Gevraagd wat ze leuk vindt aan het werken in een Thomashuis, antwoordt ze direct stralend: “Heel veel! Voor mij voelt het niet als werk. Ik ga gewoon naar de mensen toe waar ik om geef. Ik geef hen zorg en liefde. En wij maken grapjes samen. Zelfs als ik met ze ga fietsen, moet ik nog lachen.” In Thomashuis Helmond hebben zorgondernemers  Suze oud Ammerveld en Cor Janssen de dagelijkse leiding. Net als in ieder Thomashuis maakt hun woning onderdeel uit van de kleinschalige woonvorm. De bewoners hebben 24 uur per dag zorg nodig en Cor en Suze zijn dan ook ‘s nachts de achterwacht. Tijdens Annes dienst komt het zorgkoppel regelmatig even langs. Officieel zijn zij mijn baas, maar dat voelt niet zo. Het voelt heel gelijkwaardig en ik kan alles bij ze kwijt. Ze schuiven vaak aan bij de koffie- en theemomenten. En Suze komt altijd even een kijkje nemen als ik met een bewoner aan het bakken ben.”

In Eindhoven bij Concerti Fetti (concert voor mensen met een verstandelijke beperking).

Veel op stap samen

Omdat de bewonersgroep gelukkig weinig fysieke problemen heeft, worden er heel veel uitjes georganiseerd. “Samen de stad in, een dagje Efteling of een concert. Ook organiseerden ze onlangs hun eigen versie van de Avondvierdaagse. “We waren supertrots dat onze bewoners dagelijks tien kilometer in de benen hadden zitten.” De persoonlijk begeleider heeft na al die jaren een bijzonder hechte band opgebouwd met de bewoners. “Met een aantal bewoners kun je ook een goed gesprek voeren. Je leert elkaar door en door kennen. En ook tijdens de verdrietige momenten leef je met ze mee.”

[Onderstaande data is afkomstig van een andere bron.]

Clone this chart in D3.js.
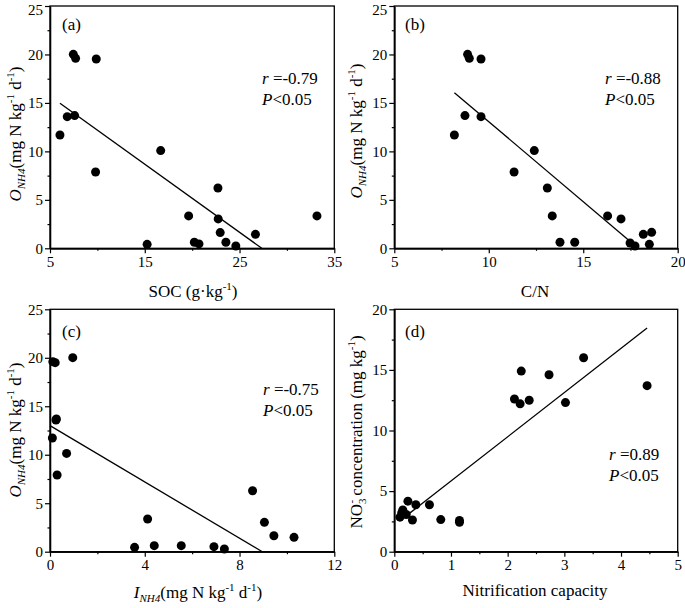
<!DOCTYPE html>
<html><head><meta charset="utf-8">
<script src="https://cdn.jsdelivr.net/npm/d3@7"></script>
<style>
html,body{margin:0;padding:0;background:#fff;}
svg{display:block;font-family:"Liberation Serif","Times New Roman",serif;}
</style></head><body>
<svg id="chart" width="685" height="608"></svg>
<script>
// ---------- data ----------
const socX = [6.05,6.82,7.60,7.46,7.70,9.88,9.81,16.68,15.25,19.63,20.23,20.72,22.72,22.75,22.96,23.56,24.61,26.68,33.17];
const socY = [11.69,13.58,13.69,20.01,19.6,19.53,7.87,10.08,0.41,3.34,0.62,0.45,6.22,3.03,1.62,0.62,0.24,1.44,3.34];
const cnX = [8.18,8.74,8.88,8.97,9.59,9.59,11.34,12.41,13.10,13.36,13.77,14.55,16.29,17.0,17.48,17.74,18.18,18.50,18.62];
const cnY = [11.69,13.69,20.01,19.6,19.53,13.58,7.87,10.08,6.22,3.34,0.62,0.62,3.34,3.03,0.55,0.24,1.44,0.41,1.65];
const inhX = [0.10,0.12,0.22,0.96,0.27,0.25,0.70,0.30,3.57,4.12,4.40,5.54,6.92,7.36,8.55,9.05,9.45,10.30];
const inhY = [11.73,19.6,19.5,20.01,13.69,13.58,10.14,7.91,0.45,3.37,0.62,0.62,0.52,0.28,6.29,3.03,1.65,1.48];
const ncX = [0.10,0.15,0.13,0.21,0.24,0.32,0.38,0.62,0.82,1.15,1.15,2.12,2.22,2.24,2.38,2.73,3.02,3.34,4.46];
const no3Y = [2.85,3.45,3.2,3.07,4.17,2.62,3.87,3.87,2.65,2.57,2.43,12.6,12.2,14.9,12.5,14.6,12.3,16.0,13.7];

const fitA = [[6.05,14.96],[27.35,0]];
const fitB = [[8.18,16.06],[17.44,0.79]];
const fitC = [[0,13.0],[8.96,0]];
const fitD = [[0.25,3.1],[4.46,18.45]];

const xTicksA = [5,15,25,35], xMinorA = [10,20,30];
const xTicksB = [5,10,15,20], xMinorB = [7.5,12.5,17.5];
const xTicksC = [0,4,8,12], xMinorC = [2,6,10];
const xTicksD = [0,1,2,3,4,5], xMinorD = [0.5,1.5,2.5,3.5,4.5];
const yTicks25 = [0,5,10,15,20,25], yMinor25 = [2.5,7.5,12.5,17.5,22.5];
const yTicks20 = [0,5,10,15,20], yMinor20 = [2.5,7.5,12.5,17.5];

const statsA = ["-0.79","0.05"], statsB = ["-0.88","0.05"], statsC = ["-0.75","0.05"], statsD = ["0.89","0.05"];

// ---------- drawing ----------
const svg = d3.select("#chart");

function panel(o){
  const x = d3.scaleLinear().domain(o.xd).range([o.x0,o.x1]);
  const y = d3.scaleLinear().domain(o.yd).range([o.y1,o.y0]);
  const g = svg.append("g");
  g.append("rect").attr("x",o.x0).attr("y",o.y0).attr("width",o.x1-o.x0).attr("height",o.y1-o.y0)
    .attr("fill","none").attr("stroke","#000").attr("stroke-width",1.3);
  const ax = g.append("g").attr("transform",`translate(0,${o.y1})`)
    .call(d3.axisBottom(x).tickValues(o.xt).tickSize(5).tickSizeOuter(0).tickPadding(3).tickFormat(d3.format("~g")));
  const axm = g.append("g").attr("transform",`translate(0,${o.y1})`)
    .call(d3.axisBottom(x).tickValues(o.xm).tickSize(2.5).tickSizeOuter(0).tickFormat(""));
  const ay = g.append("g").attr("transform",`translate(${o.x0},0)`)
    .call(d3.axisLeft(y).tickValues(o.yt).tickSize(5).tickSizeOuter(0).tickPadding(2));
  const aym = g.append("g").attr("transform",`translate(${o.x0},0)`)
    .call(d3.axisLeft(y).tickValues(o.ym).tickSize(2.5).tickSizeOuter(0).tickFormat(""));
  [ax,axm,ay,aym].forEach(a=>{
    a.attr("font-family",null);
    a.select(".domain").attr("stroke","#000").attr("stroke-width",1.3);
    a.selectAll("line").attr("stroke","#000").attr("stroke-width",1.2);
    a.selectAll("text").attr("fill","#000").style("font-size","15px").style("font-family","'Liberation Serif',serif");
  });
  // keep the top y label inside the page
  ay.selectAll(".tick text").filter(d=>y(d)<12).attr("dy","0.32em").attr("y",12 - y(o.yd[1]) > 0 ? 4 : 0);
  g.selectAll("circle.p").data(o.xs.map((v,i)=>[v,o.ys[i]])).enter().append("circle")
    .attr("cx",d=>x(d[0])).attr("cy",d=>y(d[1])).attr("r",4.5).attr("fill","#000");
  g.append("path").attr("d",d3.line().x(d=>x(d[0])).y(d=>y(d[1]))(o.fit))
    .attr("stroke","#000").attr("stroke-width",1.3).attr("fill","none");
  g.append("text").attr("x",o.lab[0]).attr("y",o.lab[1]).style("font-size","17px").text(o.label);
  const t1 = g.append("text").attr("x",o.st[0]).attr("y",o.st[1]).style("font-size","17px");
  t1.append("tspan").style("font-style","italic").text("r");
  t1.append("tspan").text(" =" + o.stats[0]);
  const t2 = g.append("text").attr("x",o.st[0]).attr("y",o.st[1]+21).style("font-size","17px");
  t2.append("tspan").style("font-style","italic").text("P");
  t2.append("tspan").text("<" + o.stats[1]);
  return {x,y,g};
}

function oTitle(cx, cy){
  const t = svg.append("text").attr("transform",`translate(${cx},${cy}) rotate(-90)`)
    .attr("text-anchor","middle").style("font-size","17px");
  t.append("tspan").style("font-style","italic").text("O");
  t.append("tspan").style("font-style","italic").style("font-size","11px").attr("dy",4).text("NH4");
  t.append("tspan").attr("dy",-4).text("(mg N kg");
  t.append("tspan").style("font-size","11px").attr("dy",-7).text("-1");
  t.append("tspan").attr("dy",7).text(" d");
  t.append("tspan").style("font-size","11px").attr("dy",-7).text("-1");
  t.append("tspan").attr("dy",7).text(")");
}

panel({x0:50,x1:334.3,y0:6,y1:248.3,xd:[5,35],yd:[0,25],xt:xTicksA,xm:xMinorA,yt:yTicks25,ym:yMinor25,
  xs:socX,ys:socY,fit:fitA,label:"(a)",lab:[62,30],st:[262,84],stats:statsA});
panel({x0:394.3,x1:677.7,y0:6,y1:248.3,xd:[5,20],yd:[0,25],xt:xTicksB,xm:xMinorB,yt:yTicks25,ym:yMinor25,
  xs:cnX,ys:cnY,fit:fitB,label:"(b)",lab:[405,30],st:[605,84],stats:statsB});
panel({x0:50,x1:334.3,y0:309.3,y1:551.7,xd:[0,12],yd:[0,25],xt:xTicksC,xm:xMinorC,yt:yTicks25,ym:yMinor25,
  xs:inhX,ys:inhY,fit:fitC,label:"(c)",lab:[62,337],st:[263,395],stats:statsC});
panel({x0:394.3,x1:677.7,y0:309.3,y1:551.7,xd:[0,5],yd:[0,20],xt:xTicksD,xm:xMinorD,yt:yTicks20,ym:yMinor20,
  xs:ncX,ys:no3Y,fit:fitD,label:"(d)",lab:[405,337],st:[609,460],stats:statsD});

oTitle(21,134);
oTitle(362,131);
oTitle(21,430);
{
  const t = svg.append("text").attr("transform",`translate(362,432) rotate(-90)`)
    .attr("text-anchor","middle").style("font-size","17px");
  t.append("tspan").text("NO");
  t.append("tspan").style("font-size","11px").attr("dy",4).text("3");
  t.append("tspan").style("font-size","11px").attr("dx",-5).attr("dy",-11).text("-");
  t.append("tspan").attr("dy",7).text(" concentration (mg kg");
  t.append("tspan").style("font-size","11px").attr("dy",-7).text("-1");
  t.append("tspan").attr("dy",7).text(")");
}

{
  const t = svg.append("text").attr("x",193).attr("y",297).attr("text-anchor","middle").style("font-size","17px");
  t.append("tspan").text("SOC (g·kg");
  t.append("tspan").style("font-size","11px").attr("dy",-7).text("-1");
  t.append("tspan").attr("dy",7).text(")");
}
svg.append("text").attr("x",535).attr("y",297).attr("text-anchor","middle").style("font-size","17px").text("C/N");
{
  const t = svg.append("text").attr("x",198).attr("y",598).attr("text-anchor","middle").style("font-size","17px");
  t.append("tspan").style("font-style","italic").text("I");
  t.append("tspan").style("font-style","italic").style("font-size","11px").attr("dy",4).text("NH4");
  t.append("tspan").attr("dy",-4).text("(mg N kg");
  t.append("tspan").style("font-size","11px").attr("dy",-7).text("-1");
  t.append("tspan").attr("dy",7).text(" d");
  t.append("tspan").style("font-size","11px").attr("dy",-7).text("-1");
  t.append("tspan").attr("dy",7).text(")");
}
svg.append("text").attr("x",535).attr("y",596).attr("text-anchor","middle").style("font-size","17px").text("Nitrification capacity");
</script>
</body></html>
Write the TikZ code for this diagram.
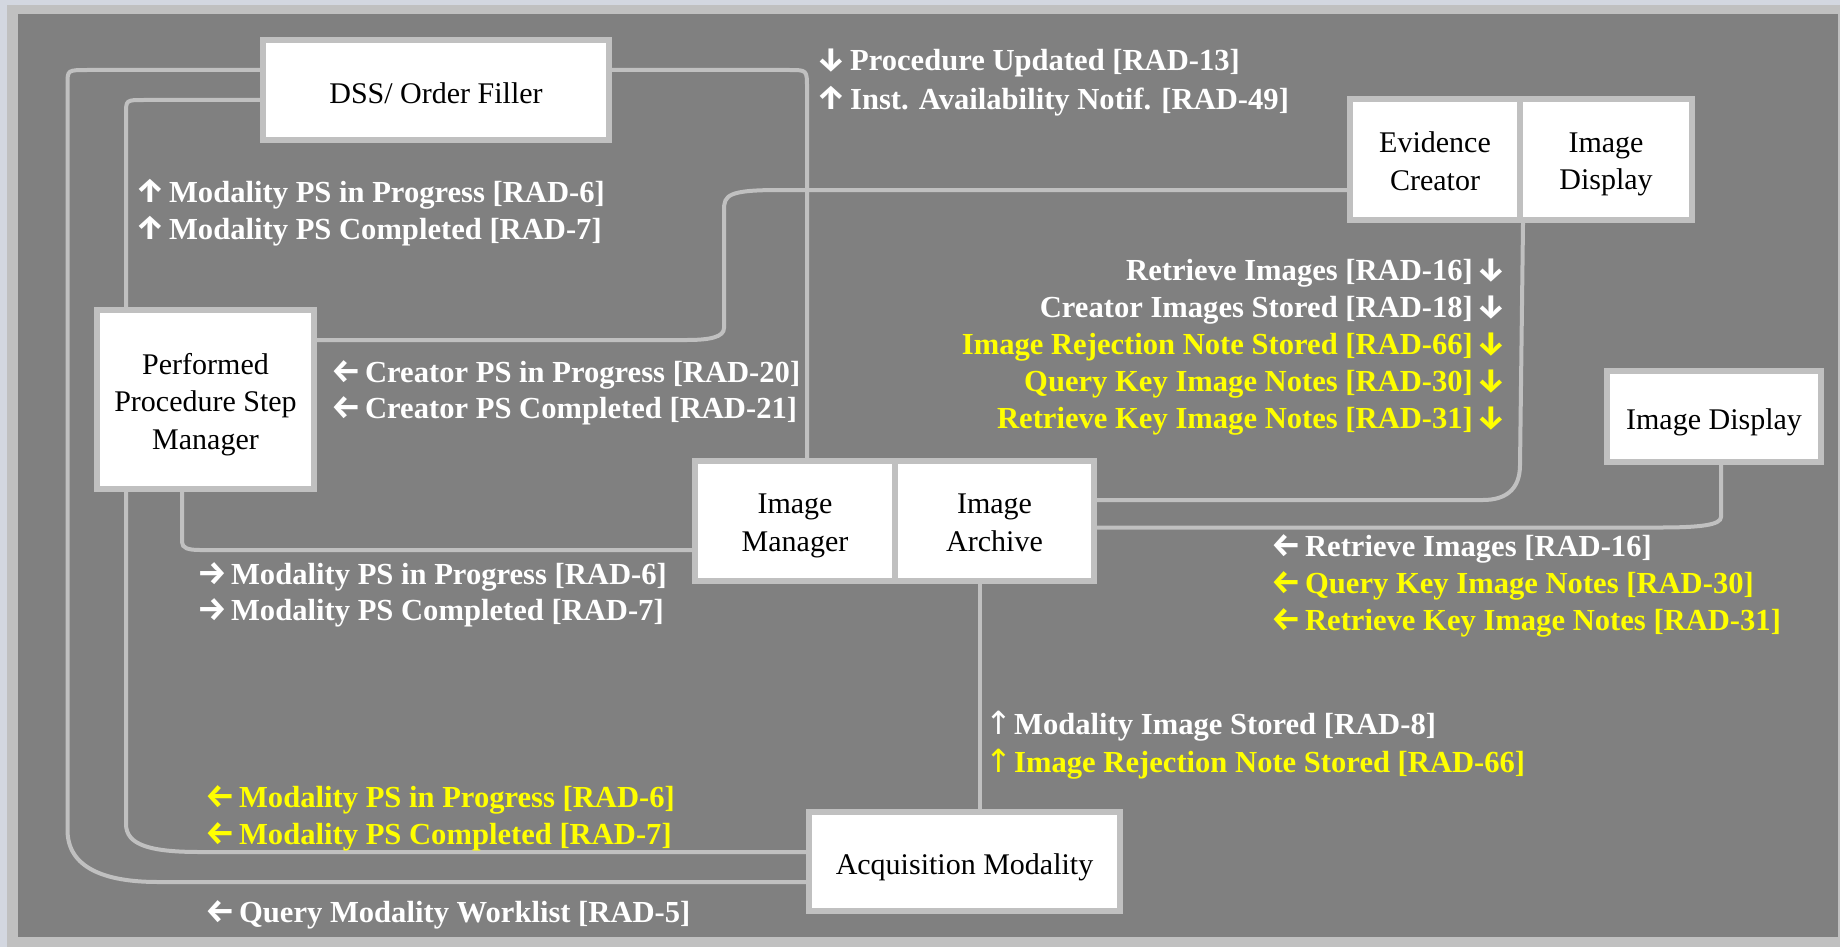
\documentclass[tikz,border=0pt]{standalone}
\usepackage{fontspec}
\setmainfont{Liberation Serif}
\newfontfamily\arrowfont{DejaVu Sans}
\newfontfamily\firaarrow{Fira Sans}
\definecolor{bgdark}{HTML}{808080}
\definecolor{lgrey}{HTML}{C0C0C0}
\definecolor{edgeblue}{HTML}{D3D7E0}
\definecolor{yel}{HTML}{FFFF00}
\newcommand{\barr}[1]{{\firaarrow\bfseries\fontsize{16.5}{16.5}\selectfont #1}}
\newcommand{\tarr}[1]{{\arrowfont\mdseries\fontsize{16}{16}\selectfont #1}}
\begin{document}
\begin{tikzpicture}[x=0.5pt,y=-0.5pt,
  actor/.style={draw=lgrey, line width=3pt, fill=white, inner sep=0pt},
  boxtext/.style={inner sep=0pt, font=\fontsize{15}{18.75}\selectfont, align=center, text=black, text depth=2.4pt},
  link/.style={draw=lgrey, line width=2pt},
  lab/.style={font=\bfseries\fontsize{15.3}{18}\selectfont, text=white, inner sep=0pt, anchor=base west},
  ylab/.style={lab, text=yel},
  rlab/.style={lab, anchor=base east},
  rylab/.style={ylab, anchor=base east}]
% frame
\fill[edgeblue] (0,0) rectangle (1840,947);
\fill[lgrey] (7,5) rectangle (1840,947);
\fill[bgdark] (18,14) rectangle (1838,937);
\useasboundingbox (0,0) rectangle (1840,947);
% actors
\node[actor, minimum width=173pt, minimum height=50pt] (dss) at (436,90) {};
\node[actor, minimum width=108.5pt, minimum height=89.5pt] (ppsm) at (205.5,399.5) {};
\node[actor, minimum width=85pt, minimum height=60.5pt] (ec) at (1435,159.5) {};
\node[actor, minimum width=86pt, minimum height=60.5pt] (idt) at (1606,159.5) {};
\node[actor, minimum width=107pt, minimum height=45.5pt] (idr) at (1714,416.5) {};
\node[actor, minimum width=100pt, minimum height=60pt] (im) at (795,521) {};
\node[actor, minimum width=99.5pt, minimum height=60pt] (ia) at (994.5,521) {};
\node[actor, minimum width=155.5pt, minimum height=49.5pt] (am) at (964.5,861.5) {};
\node[boxtext] (dsst) at ([yshift=-2.5pt]dss.center) {DSS/ Order Filler};
\node[boxtext] (idrt) at ([yshift=-2.5pt]idr.center) {Image Display};
\node[boxtext] (amt) at ([yshift=-2.5pt]am.center) {Acquisition Modality};
\node[boxtext] (ppsmt) at ([yshift=-2pt]ppsm.center) {Performed\\Procedure Step\\Manager};
\node[boxtext] (ect) at ([yshift=-2pt]ec.center) {Evidence\\Creator};
\node[boxtext] (idtt) at ([yshift=-2pt]idt.center) {Image\\Display};
\node[boxtext] (imt) at ([yshift=-2pt]im.center) {Image\\Manager};
\node[boxtext] (iat) at ([yshift=-2pt]ia.center) {Image\\Archive};
% connectors
\draw[link] ([yshift=10pt]dss.west) -- (88,70) .. controls (67.5,70) .. (67.5,84) -- (67.5,830) .. controls (67.5,868) and (105,882) .. (158,882) -- ([yshift=-10.25pt]am.west);
\draw[link] ([yshift=-5pt]dss.west) -- (144,100) .. controls (126,100) .. (126,114) -- ([xshift=-39.75pt]ppsm.north);
\draw[link] ([xshift=-39.75pt]ppsm.south) -- (126,824) .. controls (126,845) and (150,852) .. (200,852) -- ([yshift=4.75pt]am.west);
\draw[link] ([xshift=-11.75pt]ppsm.south) -- (182,542) .. controls (182,548) and (188,550) .. (200,550) -- ([yshift=-14.5pt]im.west);
\draw[link] ([yshift=10pt]dss.east) -- (789,70) .. controls (807,70) .. (807,88) -- ([xshift=6pt]im.north);
\draw[link] ([yshift=-15.25pt]ec.west) -- (780,190) .. controls (728,190) and (724,195) .. (724,210) -- (724,328) .. controls (724,337) and (710,340) .. (687,340) -- ([yshift=29.75pt]ppsm.east);
\draw[link] (ec.south east) -- (1520,465) .. controls (1520,490) and (1505,500) .. (1483,500) -- ([yshift=10.5pt]ia.east);
\draw[link] ([xshift=3.5pt]idr.south) -- (1721,517) .. controls (1721,525) and (1700,527.5) .. (1660,527.5) -- ([yshift=-3.25pt]ia.east);
\draw[link] ([xshift=-7.25pt]ia.south) coordinate (iab) -- (iab |- am.north);
% labels
\node[lab] (l1) at (816,71) {\barr{↓}\hspace{2pt}Procedure Updated [RAD-13]};
\node[lab] (l2) at (816,110) {\barr{↑}\hspace{2pt}Inst. Availability Notif. [RAD-49]};
\node[lab] (l3) at (135,202) {\barr{↑}\hspace{2pt}Modality PS in Progress [RAD-6]};
\node[lab] (l4) at (135,239) {\barr{↑}\hspace{2pt}Modality PS Completed [RAD-7]};
\node[lab] (l5) at (331,382) {\barr{←}\hspace{2pt}Creator PS in Progress [RAD-20]};
\node[lab] (l6) at (331,418) {\barr{←}\hspace{2pt}Creator PS Completed [RAD-21]};
\node[rlab] (r1) at (1507,280) {Retrieve Images [RAD-16]\hspace{2pt}\barr{↓}};
\node[rlab] (r2) at (1507,317) {Creator Images Stored [RAD-18]\hspace{2pt}\barr{↓}};
\node[rylab] (r3) at (1507,354) {Image Rejection Note Stored [RAD-66]\hspace{2pt}\barr{↓}};
\node[rylab] (r4) at (1507,391) {Query Key Image Notes [RAD-30]\hspace{2pt}\barr{↓}};
\node[rylab] (r5) at (1507,428) {Retrieve Key Image Notes [RAD-31]\hspace{2pt}\barr{↓}};
\node[lab] (m1) at (197,584) {\barr{→}\hspace{2pt}Modality PS in Progress [RAD-6]};
\node[lab] (m2) at (197,620) {\barr{→}\hspace{2pt}Modality PS Completed [RAD-7]};
\node[lab] (k1) at (1271,556) {\barr{←}\hspace{2pt}Retrieve Images [RAD-16]};
\node[ylab] (k2) at (1271,593) {\barr{←}\hspace{2pt}Query Key Image Notes [RAD-30]};
\node[ylab] (k3) at (1271,630) {\barr{←}\hspace{2pt}Retrieve Key Image Notes [RAD-31]};
\node[lab] (s1) at (985,734) {\tarr{↑}\hspace{1pt}Modality Image Stored [RAD-8]};
\node[ylab] (s2) at (985,772) {\tarr{↑}\hspace{1pt}Image Rejection Note Stored [RAD-66]};
\node[ylab] (y1) at (205,807) {\barr{←}\hspace{2pt}Modality PS in Progress [RAD-6]};
\node[ylab] (y2) at (205,844) {\barr{←}\hspace{2pt}Modality PS Completed [RAD-7]};
\node[lab] (q1) at (205,922) {\barr{←}\hspace{2pt}Query Modality Worklist [RAD-5]};
\end{tikzpicture}
\end{document}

Anne was trots dat ‘haar’ bewoners zich goed staande houden tijdens de coronaperiode. Dagbestedingen gingen regelmatig dicht, routines werden doorbroken en geliefde hobby’s konden niet meer uitgevoerd worden. Ze weet nog goed hoe ingrijpend het was voor toen de bewoners, tijdens de eerste lockdown, niet meer naar hun ouders konden. “Dat zorgde voor veel verdriet.” Toch kijkt ze met een positief gevoel terug. Het team zette de schouders eronder en met de nodige creativiteit bedachten ze iedere week een nieuw programma zodat de bewoners iets hadden om naar uit te kijken. En net als in de rest van Nederland werden de wandelschoenen vaak aangetrokken. “Samen met de bewoners hebben we er iets van gemaakt. Mijn werk is super dankbaar!"